Dos ascuas entre viruelas
A Trevor Howard se le recordará no sólo por algunas de sus grandes actuaciones en películas casi siempre peores que su trabajo, sino por algo que había en éste que se escapaba a borbotones de la pantalla y ponía a sus espectadores en la pista de algunos hilos inquietantes, atormentados, sombríos y, no obstante, irónicos e incluso tocados de ternura de su fortísima personalidad. Por ejemplo, la condición de ascuas azules que sus ojos adquirían clavados sobre el abrupto territorio lunar de su rostro, enrojecido por el alcohol y agujereado por los meteoritos de la viruela.Y luego, cuando de la pantalla el nombre de Howard se escapaba, y lo hacía con frecuencia, a las páginas negras o amarillas de los periódicos, la basura que éstos apilaban sobre él confirmaba sin proponérselo la veracidad de esas pistas, aquella sospecha de que en el duro -tallado con un cincel desgobernado- rostro del actor había algo de máscara protectora de una secreta fragilidad. Su casi imperceptible bizquera se originaba en su capacidad para sostener miradas insostenibles en sus ojos, una tan intensa sensación de peligro y de amenaza, que parecía su fijeza la de un ofidio tenso, atrapado, asustado, a punto de saltar en forma de rayo sobre el rostro de su oponente.
Esa intensidad de su mirada apagó muchas de las luces de Marlon Brando en El motín de la Bounty, que, con su cara de fajador, se las vio negras para aguantar las secas, austeras, casi hipnóticas, réplicas de Howard, un actor que, formado en el teatro, estaba dotado como pocos para aguantar primeros planos fuera de norma, angulados, enfáticos o mantenidos más allá del tiempo de aguante de un actor común.

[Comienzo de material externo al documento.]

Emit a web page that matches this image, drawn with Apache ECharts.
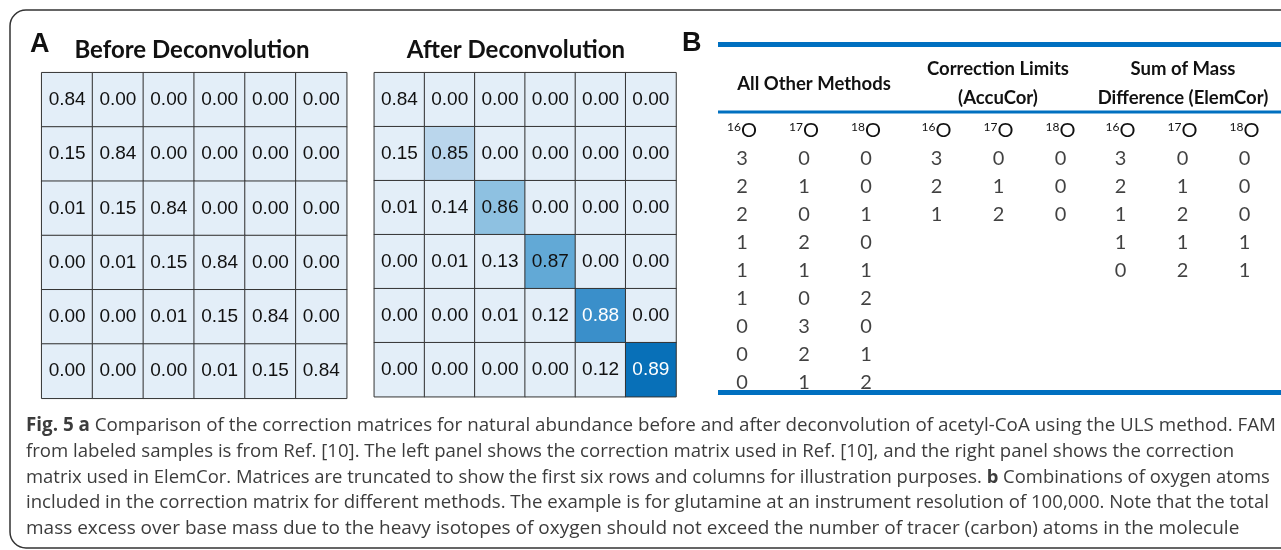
<!DOCTYPE html>
<html><head><meta charset="utf-8">
<script src="https://cdn.jsdelivr.net/npm/echarts@6/dist/echarts.min.js"></script>
<style>html,body{margin:0;padding:0;background:#fff}#c{width:1281px;height:550px}</style>
</head><body><div id="c"></div>
<script>
// ---- Panel A data ----
var matrixCols = [0,1,2,3,4,5];
var beforeMatrix = [
  [0.84,0.00,0.00,0.00,0.00,0.00],
  [0.15,0.84,0.00,0.00,0.00,0.00],
  [0.01,0.15,0.84,0.00,0.00,0.00],
  [0.00,0.01,0.15,0.84,0.00,0.00],
  [0.00,0.00,0.01,0.15,0.84,0.00],
  [0.00,0.00,0.00,0.01,0.15,0.84]
];
var afterMatrix = [
  [0.84,0.00,0.00,0.00,0.00,0.00],
  [0.15,0.85,0.00,0.00,0.00,0.00],
  [0.01,0.14,0.86,0.00,0.00,0.00],
  [0.00,0.01,0.13,0.87,0.00,0.00],
  [0.00,0.00,0.01,0.12,0.88,0.00],
  [0.00,0.00,0.00,0.00,0.12,0.89]
];
// ---- Panel B data ----
var isotopeLabels = ['16','17','18'];
var tableRows = ['r1','r2','r3','r4','r5','r6','r7','r8','r9'];
var allOtherMethods = [[3,0,0],[2,1,0],[2,0,1],[1,2,0],[1,1,1],[1,0,2],[0,3,0],[0,2,1],[0,1,2]];
var accuCor = [[3,0,0],[2,1,0],[1,2,0]];
var elemCor = [[3,0,0],[2,1,0],[1,2,0],[1,1,1],[0,2,1]];

var chart = echarts.init(document.getElementById('c'));

function heatData(m){
  var out=[];
  m.forEach(function(row,r){row.forEach(function(v,c){
    out.push({value:[c,r,v],label:{color: v>=0.875?'#ffffff':'#111111'}});
  });});
  return out;
}
function tableData(t){
  var out=[];
  t.forEach(function(row,r){row.forEach(function(v,c){out.push([c,r,v]);});});
  return out;
}

var supRich = {
  s:{fontFamily:'Lato',fontSize:12,color:'#111',padding:[0,0,7,0]},
  o:{fontFamily:'Lato',fontSize:20,color:'#111'}
};

var grids = [
  {left:41.7, top:72.7, width:305, height:325.6},
  {left:374.3, top:72.7, width:301.7, height:324},
  {left:711, top:145, width:186, height:251},
  {left:905.5, top:145, width:186, height:251},
  {left:1089.5, top:145, width:186, height:251}
];
var xAxes=[], yAxes=[];
[0,1].forEach(function(i){
  xAxes.push({type:'category',gridIndex:i,data:matrixCols,show:false});
  yAxes.push({type:'category',gridIndex:i,data:matrixCols,inverse:true,show:false});
});
[2,3,4].forEach(function(i){
  xAxes.push({type:'category',gridIndex:i,data:isotopeLabels,position:'top',
    axisLine:{show:false},axisTick:{show:false},
    axisLabel:{interval:0,margin:4,formatter:function(v){return '{s|'+v+'}{o|O}';},rich:supRich}});
  yAxes.push({type:'category',gridIndex:i,data:tableRows,inverse:true,show:false});
});

function heatSeries(m,idx){
  return {type:'heatmap',xAxisIndex:idx,yAxisIndex:idx,data:heatData(m),
    itemStyle:{borderColor:'#333',borderWidth:1},
    label:{show:true,formatter:function(p){return p.value[2].toFixed(2);},
      fontFamily:'Liberation Sans, Arial, sans-serif',fontSize:19},
    emphasis:{disabled:true}};
}
function tableSeries(t,idx){
  return {type:'scatter',xAxisIndex:idx,yAxisIndex:idx,data:tableData(t),symbolSize:1,
    itemStyle:{color:'rgba(0,0,0,0)'},
    label:{show:true,position:'inside',formatter:function(p){return p.value[2];},
      fontFamily:'Lato',fontSize:20,color:'#111'},silent:true};
}

var captionFont = 'Open Sans';
function capLine(txt,y,size){
  return {type:'text',x:26,y:y,style:{text:txt,fontFamily:captionFont,fontSize:size,fill:'#3c3c3c',verticalAlign:'middle',
    rich:{
      b:{fontFamily:captionFont,fontWeight:'bold',fontSize:size,color:'#222'},
      l:{fontFamily:captionFont,fontSize:size,color:'#3355cc'}
    }}};
}
function head(txt,x,y){
  return {type:'text',x:x,y:y,style:{text:txt,fontFamily:'Lato',fontWeight:'bold',fontSize:18.5,fill:'#111',align:'center',verticalAlign:'middle'}};
}
var blue='#0070c0';

var option = {
  animation:false,
  grid:grids, xAxis:xAxes, yAxis:yAxes,
  visualMap:{type:'continuous',show:false,seriesIndex:[0,1],min:0.84,max:0.89,dimension:2,
    inRange:{color:['#e3eef8','#bad6ec','#8ec1e1','#62a9d6','#3a8fca','#0870b8']}},
  series:[
    heatSeries(beforeMatrix,0), heatSeries(afterMatrix,1),
    tableSeries(allOtherMethods,2), tableSeries(accuCor,3), tableSeries(elemCor,4)
  ],
  graphic:[
    {type:'rect',shape:{x:10,y:10,width:1320,height:538,r:16},style:{fill:'none',stroke:'#333',lineWidth:1.5},z:-1},
    {type:'text',left:30,top:31,style:{text:'A',fontFamily:'Liberation Sans',fontWeight:'bold',fontSize:27,fill:'#111'}},
    {type:'text',left:682,top:30,style:{text:'B',fontFamily:'Liberation Sans',fontWeight:'bold',fontSize:27,fill:'#111'}},
    {type:'text',x:192,y:50,style:{text:'Before Deconvolution',fontFamily:'Lato',fontWeight:'bold',fontSize:24,fill:'#111',align:'center',verticalAlign:'middle'}},
    {type:'text',x:516,y:50,style:{text:'After Deconvolution',fontFamily:'Lato',fontWeight:'bold',fontSize:24,fill:'#111',align:'center',verticalAlign:'middle'}},
    {type:'rect',shape:{x:718,y:42,width:600,height:5},style:{fill:blue}},
    {type:'rect',shape:{x:718,y:110.5,width:600,height:3},style:{fill:blue}},
    {type:'rect',shape:{x:718,y:390,width:600,height:5},style:{fill:blue}},
    head('All Other Methods',814,84),
    head('Correction Limits',998,69),
    head('(AccuCor)',998,98),
    head('Sum of Mass',1183,69),
    head('Difference (ElemCor)',1183,98),
    capLine('{b|Fig. 5 a} Comparison of the correction matrices for natural abundance before and after deconvolution of acetyl-CoA using the ULS method. FAM',426,18.8),
    capLine('from labeled samples is from Ref. [{l|10}]. The left panel shows the correction matrix used in Ref. [{l|10}], and the right panel shows the correction',452,18.6),
    capLine('matrix used in ElemCor. Matrices are truncated to show the first six rows and columns for illustration purposes. {b|b} Combinations of oxygen atoms',478,18.45),
    capLine('included in the correction matrix for different methods. The example is for glutamine at an instrument resolution of 100,000. Note that the total',503,18.6),
    capLine('mass excess over base mass due to the heavy isotopes of oxygen should not exceed the number of tracer (carbon) atoms in the molecule',529,19.0)
  ]
};
chart.setOption(option);
</script></body></html>
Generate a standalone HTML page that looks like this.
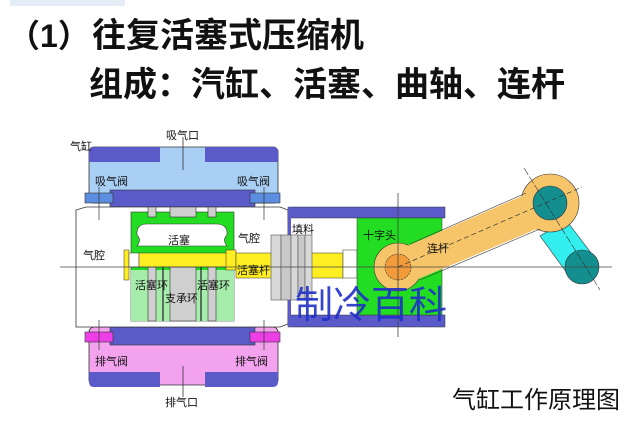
<!DOCTYPE html>
<html><head><meta charset="utf-8"><style>
body{margin:0;background:#fff;width:640px;height:429px;overflow:hidden}
svg{display:block}
text{font-family:"Liberation Sans","Noto Sans CJK SC",sans-serif}
</style></head><body>
<svg width="640" height="429" viewBox="0 0 640 429" xmlns="http://www.w3.org/2000/svg">
<rect x="10" y="0" width="115" height="6" fill="#e4ecf6"/>
<text x="8" y="47" font-size="32" fill="#111" font-weight="bold">（1）</text>
<text x="92" y="47" font-size="34" fill="#111" font-weight="bold">往复活塞式压缩机</text>
<text x="89" y="96" font-size="34" fill="#111" font-weight="bold">组成：汽缸、活塞、曲轴、连杆</text>

<!-- top head -->
<rect x="89" y="147" width="189" height="56" rx="5" fill="#a9cff5" stroke="#333" stroke-width="0.8"/>
<path d="M89 162 L89 152 Q89 147 94 147 L160 147 L160 162 Z" fill="#5a5ac8"/>
<path d="M205 147 L272 147 Q278 147 278 152 L278 162 L205 162 Z" fill="#5a5ac8"/>
<rect x="110" y="190" width="145" height="17" fill="#5a5ac8" stroke="#333" stroke-width="0.6"/>
<rect x="85" y="193" width="28" height="10" fill="#5b8ee0" stroke="#333" stroke-width="0.6"/>
<rect x="250" y="193" width="30" height="10" fill="#5b8ee0" stroke="#333" stroke-width="0.6"/>
<!-- bottom head -->
<rect x="89" y="327" width="189" height="58" rx="5" fill="#f3a3ee" stroke="#333" stroke-width="0.8"/>
<path d="M89 372 L160 372 L160 387 L94 387 Q89 387 89 382 Z" fill="#5a5ac8"/>
<path d="M205 372 L278 372 L278 382 Q278 387 272 387 L205 387 Z" fill="#5a5ac8"/>
<rect x="110" y="327" width="145" height="18" fill="#5a5ac8" stroke="#333" stroke-width="0.6"/>
<rect x="85" y="332" width="28" height="10" fill="#ee3ee8" stroke="#333" stroke-width="0.6"/>
<rect x="250" y="332" width="30" height="10" fill="#ee3ee8" stroke="#333" stroke-width="0.6"/>
<!-- body -->
<path d="M76 327 L76 210 L86 207 L110 207 L255 207 L280 207 L288 210 L288 324 L280 327 Z" fill="#fff" stroke="#333" stroke-width="0.8"/>
<!-- piston -->
<rect x="131" y="212" width="103" height="109" fill="#22dd22" stroke="#333" stroke-width="0.6"/>
<rect x="131" y="270" width="103" height="51" fill="#a6ecaa"/>
<path d="M147 224 L216 224 Q228 224 227 235 Q222 240 227 246 L137 246 Q142 240 137 235 Q136 224 147 224 Z" fill="#fff" stroke="#333" stroke-width="0.6"/>
<rect x="170" y="207" width="26" height="10" fill="#cfcfcf" stroke="#333" stroke-width="0.6"/>
<rect x="148" y="207" width="8" height="10" fill="#cfcfcf" stroke="#333" stroke-width="0.6"/>
<rect x="208" y="207" width="8" height="10" fill="#cfcfcf" stroke="#333" stroke-width="0.6"/>
<rect x="170" y="267" width="26" height="54" fill="#cfcfcf" stroke="#333" stroke-width="0.6"/>
<rect x="148" y="267" width="8" height="54" fill="#cfcfcf" stroke="#333" stroke-width="0.6"/>
<rect x="208" y="267" width="8" height="54" fill="#cfcfcf" stroke="#333" stroke-width="0.6"/>
<line x1="163" y1="267" x2="163" y2="321" stroke="#222" stroke-width="1.2"/>
<line x1="201" y1="267" x2="201" y2="321" stroke="#222" stroke-width="1.2"/>
<!-- rod -->
<rect x="124" y="250" width="5" height="30" fill="#ffee22" stroke="#333" stroke-width="0.5"/>
<rect x="129" y="253" width="10" height="14" fill="#fff" stroke="#333" stroke-width="0.5"/>
<rect x="139" y="253" width="96" height="14" fill="#ffee22" stroke="#333" stroke-width="0.5"/>
<rect x="226" y="250" width="10" height="20" fill="#ffee22" stroke="#333" stroke-width="0.5"/>
<rect x="236" y="253" width="107" height="25" fill="#ffee22" stroke="#333" stroke-width="0.5"/>
<rect x="343" y="250" width="14" height="28" fill="#fff" stroke="#333" stroke-width="0.5"/>
<!-- packing box -->
<rect x="288" y="207" width="157" height="11" fill="#5a5ac8" stroke="#333" stroke-width="0.5"/>
<rect x="288" y="315" width="157" height="12" fill="#5a5ac8" stroke="#333" stroke-width="0.5"/>
<rect x="288" y="207" width="3" height="120" fill="#5a5ac8"/>
<rect x="357" y="218" width="85" height="97" fill="#22dd22" stroke="#333" stroke-width="0.5"/>
<rect x="271" y="235" width="10" height="65" fill="#d8d8d8" stroke="#555" stroke-width="0.6"/>
<rect x="281" y="235" width="10" height="65" fill="#c8c8c8" stroke="#555" stroke-width="0.6"/>
<rect x="291" y="235" width="7" height="65" fill="#d8d8d8" stroke="#555" stroke-width="0.6"/>
<rect x="298" y="235" width="7" height="65" fill="#c8c8c8" stroke="#555" stroke-width="0.6"/>
<rect x="305" y="235" width="7" height="65" fill="#d8d8d8" stroke="#555" stroke-width="0.6"/>
<!-- crank -->
<path d="M566 220 L598 262 L572 280 L540 236 Z" fill="#33eeee" stroke="#333" stroke-width="0.6"/>
<circle cx="582" cy="267" r="17" fill="#138f8f" stroke="#333" stroke-width="0.6"/>
<circle cx="550" cy="203" r="29" fill="#f6c56a" stroke="#333" stroke-width="0.6"/>
<circle cx="398" cy="267" r="24" fill="#f6c56a" stroke="#333" stroke-width="0.6"/>
<path d="M398 250 L545 186 L558 220 L404 285 Z" fill="#f6c56a"/>
<line x1="410" y1="244" x2="526" y2="193" stroke="#333" stroke-width="0.6"/>
<line x1="420" y1="280" x2="540" y2="229" stroke="#333" stroke-width="0.6"/>
<circle cx="550" cy="203" r="17" fill="#138f8f" stroke="#333" stroke-width="0.6"/>
<circle cx="398" cy="267" r="13" fill="#f39a3a" stroke="#333" stroke-width="0.6" stroke-dasharray="2 1"/>
<line x1="398" y1="267" x2="582" y2="187" stroke="#333" stroke-width="0.7" stroke-dasharray="5 3"/>
<line x1="524" y1="168" x2="600" y2="290" stroke="#333" stroke-width="0.6" stroke-dasharray="8 2"/>
<!-- center lines -->
<line x1="60" y1="267" x2="612" y2="267" stroke="#444" stroke-width="0.8"/>
<line x1="398" y1="193" x2="398" y2="337" stroke="#444" stroke-width="0.8"/>
<line x1="183" y1="137" x2="183" y2="170" stroke="#333" stroke-width="0.8"/>
<line x1="183" y1="366" x2="183" y2="397" stroke="#333" stroke-width="0.8"/>
<line x1="99" y1="187" x2="99" y2="220" stroke="#333" stroke-width="0.7"/>
<line x1="264" y1="187" x2="264" y2="220" stroke="#333" stroke-width="0.7"/>
<line x1="99" y1="320" x2="99" y2="350" stroke="#333" stroke-width="0.7"/>
<line x1="264" y1="320" x2="264" y2="350" stroke="#333" stroke-width="0.7"/>
<!-- labels -->
<g font-size="11" fill="#111">
<text x="70" y="150">气缸</text>
<text x="166" y="139">吸气口</text>
<text x="95" y="185">吸气阀</text>
<text x="237" y="185">吸气阀</text>
<text x="83" y="259">气腔</text>
<text x="238" y="242">气腔</text>
<text x="168" y="244">活塞</text>
<text x="135" y="289">活塞环</text>
<text x="197" y="289">活塞环</text>
<text x="165" y="302">支承环</text>
<text x="237" y="274">活塞杆</text>
<text x="292" y="233">填料</text>
<text x="363" y="239">十字头</text>
<text x="427" y="252">连杆</text>
<text x="95" y="365">排气阀</text>
<text x="235" y="365">排气阀</text>
<text x="165" y="406">排气口</text>
</g>
<text x="295" y="318" font-size="38" fill="#2030c8" font-family="'Noto Serif CJK SC',serif" opacity="0.9">制冷百科</text>
<text x="452" y="408" font-size="24" fill="#111" font-family="'Noto Serif CJK SC',serif">气缸工作原理图</text>
</svg>
</body></html>
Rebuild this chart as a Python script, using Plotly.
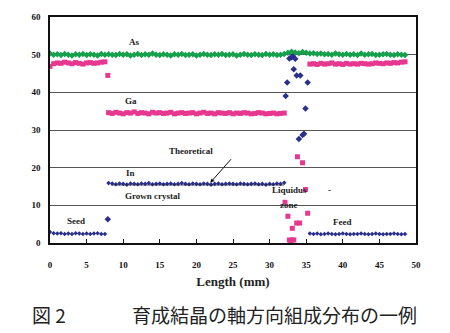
import plotly.graph_objects as go

# ---------------- data ----------------
as_x = [0, 0.5, 1, 1.5, 2, 2.5, 3, 3.5, 4, 4.5, 5, 5.5, 6, 6.5, 7, 7.5, 8,
        8.5, 9, 9.5, 10, 10.5, 11, 11.5, 12, 12.5, 13, 13.5, 14, 14.5, 15, 15.5, 16,
        16.5, 17, 17.5, 18, 18.5, 19, 19.5, 20, 20.5, 21, 21.5, 22, 22.5, 23, 23.5, 24,
        24.5, 25, 25.5, 26, 26.5, 27, 27.5, 28, 28.5, 29, 29.5, 30, 30.5, 31, 31.5, 32,
        32.5, 33, 33.5, 34, 34.5, 35, 35.5, 36, 36.5, 37, 37.5, 38, 38.5, 39, 39.5, 40,
        40.5, 41, 41.5, 42, 42.5, 43, 43.5, 44, 44.5, 45, 45.5, 46, 46.5, 47, 47.5, 48, 48.5]
as_y = [50.3, 50.0, 50.1, 49.9, 50.2, 50.0, 49.8, 50.1, 50.0, 50.2, 49.9, 50.1, 50.0, 49.8, 50.2, 50.0, 50.1,
        50.0, 49.9, 50.2, 50.0, 50.1, 49.8, 50.0, 50.2, 49.9, 50.1, 50.0, 50.3, 50.0, 49.9, 50.1, 50.0,
        49.8, 50.1, 50.0, 50.2, 49.9, 50.0, 50.1, 49.8, 50.0, 50.2, 50.0, 49.9, 50.1, 50.0, 50.2, 49.9,
        50.0, 50.1, 49.8, 50.0, 50.2, 50.0, 49.9, 50.1, 50.0, 49.9, 50.2, 50.0, 50.1, 49.9, 50.0, 50.2,
        50.5, 50.8, 50.6, 50.4, 50.7, 50.5, 50.3, 50.4, 50.2, 50.3, 50.1, 50.2, 50.0, 50.3, 50.1, 50.0,
        50.2, 50.0, 50.1, 49.9, 50.3, 50.0, 50.1, 50.2, 49.9, 50.0, 50.1, 50.2, 50.0, 49.9, 50.1, 50.0, 49.9]

seed_x = [0, 0.5, 1, 1.5, 2, 2.5, 3, 3.5, 4, 4.5, 5, 5.5, 6, 6.5, 7, 7.5]
grown_x = [8, 8.5, 9, 9.5, 10, 10.5, 11, 11.5, 12, 12.5, 13, 13.5, 14, 14.5, 15, 15.5, 16,
           16.5, 17, 17.5, 18, 18.5, 19, 19.5, 20, 20.5, 21, 21.5, 22, 22.5, 23, 23.5, 24,
           24.5, 25, 25.5, 26, 26.5, 27, 27.5, 28, 28.5, 29, 29.5, 30, 30.5, 31, 31.5, 32]
feed_x = [35.5, 36, 36.5, 37, 37.5, 38, 38.5, 39, 39.5, 40, 40.5, 41, 41.5, 42, 42.5,
          43, 43.5, 44, 44.5, 45, 45.5, 46, 46.5, 47, 47.5, 48, 48.5]

ga_seed_y = [46.9, 47.6, 47.8, 47.7, 48.0, 47.8, 47.6, 47.9, 47.7, 47.5, 47.8, 47.9, 47.7, 47.8, 48.0, 48.1]
ga_grown_y = [34.6, 34.4, 34.7, 34.5, 34.3, 34.6, 34.5, 34.8, 34.4, 34.6, 34.5, 34.3, 34.7, 34.5, 34.6, 34.4, 34.5,
              34.7, 34.3, 34.5, 34.6, 34.4, 34.5, 34.6, 34.3, 34.5, 34.7, 34.4, 34.5, 34.3, 34.6, 34.5, 34.4,
              34.6, 34.3, 34.5, 34.4, 34.6, 34.5, 34.3, 34.4, 34.6, 34.5, 34.3, 34.4, 34.5, 34.3, 34.4, 34.5]
ga_feed_y = [47.5, 47.6, 47.4, 47.7, 47.5, 47.6, 47.8, 47.5, 47.6, 47.4, 47.7, 47.5, 47.6, 47.5, 47.7,
             47.6, 47.5, 47.6, 47.8, 47.7, 47.6, 47.8, 47.7, 47.9, 47.8, 48.0, 48.1]
ga_zone_x = [7.9, 32.1, 32.5, 32.7, 32.9, 33.1, 33.3, 33.1, 33.7, 34.1, 35.2, 33.8, 34.5, 34.9]
ga_zone_y = [44.5, 10.8, 7.1, 0.8, 0.6, 0.8, 0.8, 3.9, 5.3, 5.3, 7.9, 22.9, 21.3, 14.2]

in_seed_y = [2.9, 2.6, 2.5, 2.6, 2.4, 2.5, 2.4, 2.6, 2.5, 2.4, 2.5, 2.4, 2.5, 2.6, 2.4, 2.4]
in_grown_y = [15.9, 15.8, 15.6, 15.8, 15.7, 15.5, 15.8, 15.7, 15.6, 15.8, 15.7, 15.9, 15.6, 15.7, 15.8, 15.6, 15.7,
              15.8, 15.6, 15.7, 15.9, 15.7, 15.6, 15.8, 15.7, 15.6, 15.8, 15.7, 15.5, 15.7, 15.8, 15.6, 15.7,
              15.8, 15.7, 15.6, 15.8, 15.7, 15.6, 15.7, 15.8, 15.6, 15.7, 15.5, 15.7, 15.6, 15.8, 15.7, 16.0]
in_feed_y = [2.5, 2.4, 2.5, 2.3, 2.4, 2.5, 2.4, 2.3, 2.4, 2.5, 2.4, 2.3, 2.4, 2.4, 2.5,
             2.4, 2.3, 2.4, 2.5, 2.4, 2.3, 2.4, 2.4, 2.5, 2.4, 2.3, 2.4]
in_zone_x = [7.9, 32.7, 33.0, 33.2, 33.5, 33.3, 33.7, 34.2, 32.4, 35.2, 32.2, 34.9, 34.7, 34.5, 34.0]
in_zone_y = [6.3, 49.0, 49.3, 49.5, 48.9, 46.1, 44.5, 44.5, 42.6, 42.6, 39.0, 35.7, 29.0, 28.7, 27.6]

theo_x = [8.3, 32.0]
theo_y = [15.4, 15.4]

x_ticks = [0, 5, 10, 15, 20, 25, 30, 35, 40, 45, 50]
y_ticks = [0, 10, 20, 30, 40, 50, 60]

# ---------------- styles ----------------
GREEN = "#16a04c"
PINK = "#e8378f"
BLUE = "#2a2f8e"
SERIF = "Liberation Serif"

fig = go.Figure()

fig.add_trace(go.Scatter(x=as_x, y=as_y, mode="markers",
                         marker=dict(symbol="diamond", size=5, color=GREEN)))
for xs, ys in [(seed_x, ga_seed_y), (grown_x, ga_grown_y), (feed_x, ga_feed_y)]:
    fig.add_trace(go.Scatter(x=xs, y=ys, mode="markers",
                             marker=dict(symbol="square", size=5, color=PINK)))
fig.add_trace(go.Scatter(x=ga_zone_x, y=ga_zone_y, mode="markers",
                         marker=dict(symbol="square", size=5, color=PINK)))
for xs, ys in [(seed_x, in_seed_y), (grown_x, in_grown_y), (feed_x, in_feed_y)]:
    fig.add_trace(go.Scatter(x=xs, y=ys, mode="markers",
                             marker=dict(symbol="diamond", size=3.5, color=BLUE)))
fig.add_trace(go.Scatter(x=in_zone_x, y=in_zone_y, mode="markers",
                         marker=dict(symbol="diamond", size=5, color=BLUE)))
fig.add_trace(go.Scatter(x=theo_x, y=theo_y, mode="lines",
                         line=dict(color="#222244", width=0.8)))

labels = [("As", 11.6, 53.4), ("Ga", 11.1, 37.6), ("In", 11.0, 18.7),
          ("Grown crystal", 14.1, 12.6), ("Theoretical", 19.2, 24.5),
          ("Seed", 3.6, 5.8), ("Liquidus", 32.7, 14.2), ("-", 38.2, 14.0),
          ("zone", 32.6, 10.0), ("Feed", 40.0, 5.5)]
annotations = []
for t, x, y in labels:
    annotations.append(dict(x=x, y=y, text="<b>" + t + "</b>", showarrow=False, xref="x", yref="y",
                            font=dict(family=SERIF, size=9, color="#222"),
                            xanchor="center", yanchor="middle"))
annotations.append(dict(x=21.9, y=16.0, xref="x", yref="y", text="", showarrow=True,
                        ax=22, ay=-25, arrowhead=2, arrowsize=0.8, arrowwidth=1,
                        arrowcolor="#111"))
annotations.append(dict(x=-0.055, y=-0.316, xref="paper", yref="paper", text="図 2",
                        showarrow=False, xanchor="left", yanchor="middle",
                        font=dict(family="Noto Sans CJK JP", size=19, color="#222")))
annotations.append(dict(x=0.219, y=-0.316, xref="paper", yref="paper",
                        text="育成結晶の軸方向組成分布の一例",
                        showarrow=False, xanchor="left", yanchor="middle",
                        font=dict(family="Noto Sans CJK JP", size=19, color="#222")))

fig.update_layout(
    width=450, height=333,
    margin=dict(l=50, r=34, t=15, b=90),
    paper_bgcolor="white", plot_bgcolor="white",
    showlegend=False,
    annotations=annotations,
    xaxis=dict(range=[0, 50], tickvals=x_ticks, ticktext=["<b>%d</b>" % v for v in x_ticks],
               ticks="inside", ticklen=4,
               tickcolor="#111", showline=True, linecolor="#111", linewidth=1.5,
               mirror=True, showgrid=False, zeroline=False,
               tickfont=dict(family=SERIF, size=9, color="#111"),
               ticklabelstandoff=12,
               title=dict(text="<b>Length (mm)</b>", standoff=8,
                          font=dict(family=SERIF, size=13, color="#222"))),
    yaxis=dict(range=[0, 60], tickvals=y_ticks, ticktext=["<b>%d</b>" % v for v in y_ticks],
               ticks="", showline=True,
               linecolor="#111", linewidth=1.5, mirror=True, showgrid=True,
               gridcolor="#555", gridwidth=1, zeroline=False,
               tickfont=dict(family=SERIF, size=9, color="#111"),
               ticklabelstandoff=6),
)

fig.write_html("out.html")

No era un actor común ni, por tanto, un hombre común. Llegó a las pantallas de rebote de los escenarios de la guerra. Era un actorcillo anónimo cuando una ametralladora nazi le hirió malamente en Sicilia, y así saltó su nombre a la fama, interpretándose indirectamente a sí mismo, lo que le dio autoridad para actuar con solvencia encarnando personajes de superviviente encerrado detrás de las rejas de sus cicatrices.
La antiestrella
Despreció el estrellato. Baste para demostrarlo que, como todos los que dan la nuca a la fortuna, pagó con un lacónico no, encogido de hombros, a la millonaria oferta de ser Julio César frente a Elizabeth Taylor en Cleopatra. Simplemente, no le apetecía el manjar. Provenía, en tiempos anteriores a la guerra mundial, del polvo de los escenarios londinenses y padecía un asalto de la añoranza cuando le ofrecieron aquel momio de lujo. Y Howard eligió un polvoriento camerino igualitario, mientras rompía su pasaporte a las grandes soldadas de Hollywood.Era así. En 1970, al salir de uno de los arrestos a que le llevaban sus frecuentes y tremendas borracheras callejeras, casi siempre adornadas en la cumbre por alguna imprevisible bronca con chulos de tasca, Howard contestó a un periodista que indagaba en las turbulencias de su vida: "Me divierte tener que vérmelas con policías y jueces". Y durante casi 60 películas transmitió a la pantalla su solitario juego con los extremos de la vida. Basta con verle en El tercer hombre y en La carga de la brigada ligera para adivinar en él su conformidad con sentirse carne de cárcel y de acera antes que de salón. Fue uno de los últimos grandes bebedores airados del cine, un inadaptado al neón, amigo de las sombras y de las atmósferas de puré de los tugurios.
Fue un actor distinto a todo y a todos: uno de esos hombres que nacen con gusto a destiempo. Incluso ha muerto de una de esas antiguas enfermedades que ya no matan, una bronquitis. Su genio respiró humo durante medio siglo. Estaba esculpido en barro humano, tal vez demasiado humano.